ByEyewitness News WABC logo
Saturday, October 7, 2017
Traffic switched over at new bridge
Traffic was switched to the new Mario Cuomo Bridge Friday night.

TARRYTOWN, New York (WABC) -- Traffic is now heading into Westchester County on the new bridge over the Hudson River.

All four lanes of Westchester-bound traffic have officially shifted to the first span of the Governor Mario M. Cuomo Bridge.

Rockland-bound traffic lanes opened in late August.

Crews will now demolish the landings of the old bridge to connect the second span of the bridge to land.

The project is set to be completed by 2018.

A 1929 Model A Ford Phaeton made the final journey across the Hudson.

Seth Kestenbaum was the last driver to cross the 61-year-old bridge around 10 p.m. in the vintage Ford.

"If you're first across the bridge, everyone's going to be repeating that," Kestenbaum said. "I'm the last one to cross the bridge.

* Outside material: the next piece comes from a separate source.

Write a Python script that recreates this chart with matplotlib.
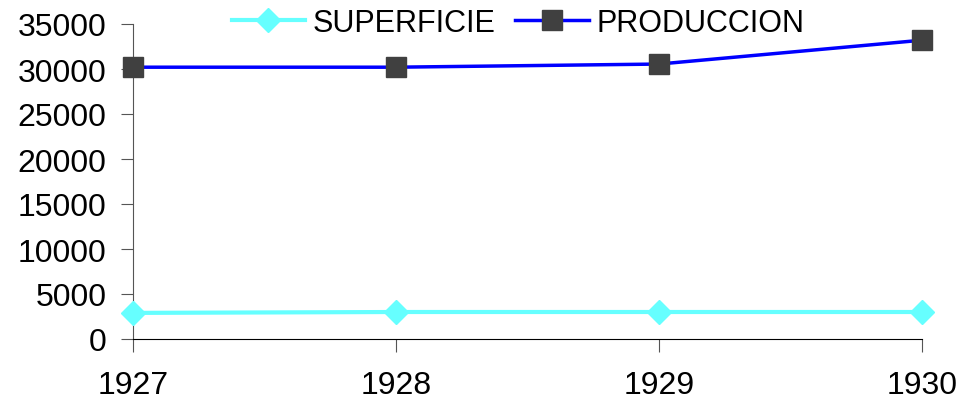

I've got to tell you, what an honor."

The project launched by the Thruway Authority in 2013 will replace the 62-year-old Tappan Zee Bridge, a critical link in the Northeast U.S. highway system.

The Tappan Zee had served as the poster child for crumbling infrastructure. President Barack Obama used it as a backdrop in 2014 when he asked Congress for more infrastructure funding.

The first span of the long-awaited replacement is expected to carry more than 50 million cars across the Hudson River.

The 3-mile bridge linking Westchester County to the New York State Thruway across the widest point in the Hudson is one of the largest public infrastructure projects underway in the U.S. and a model of the latest engineering.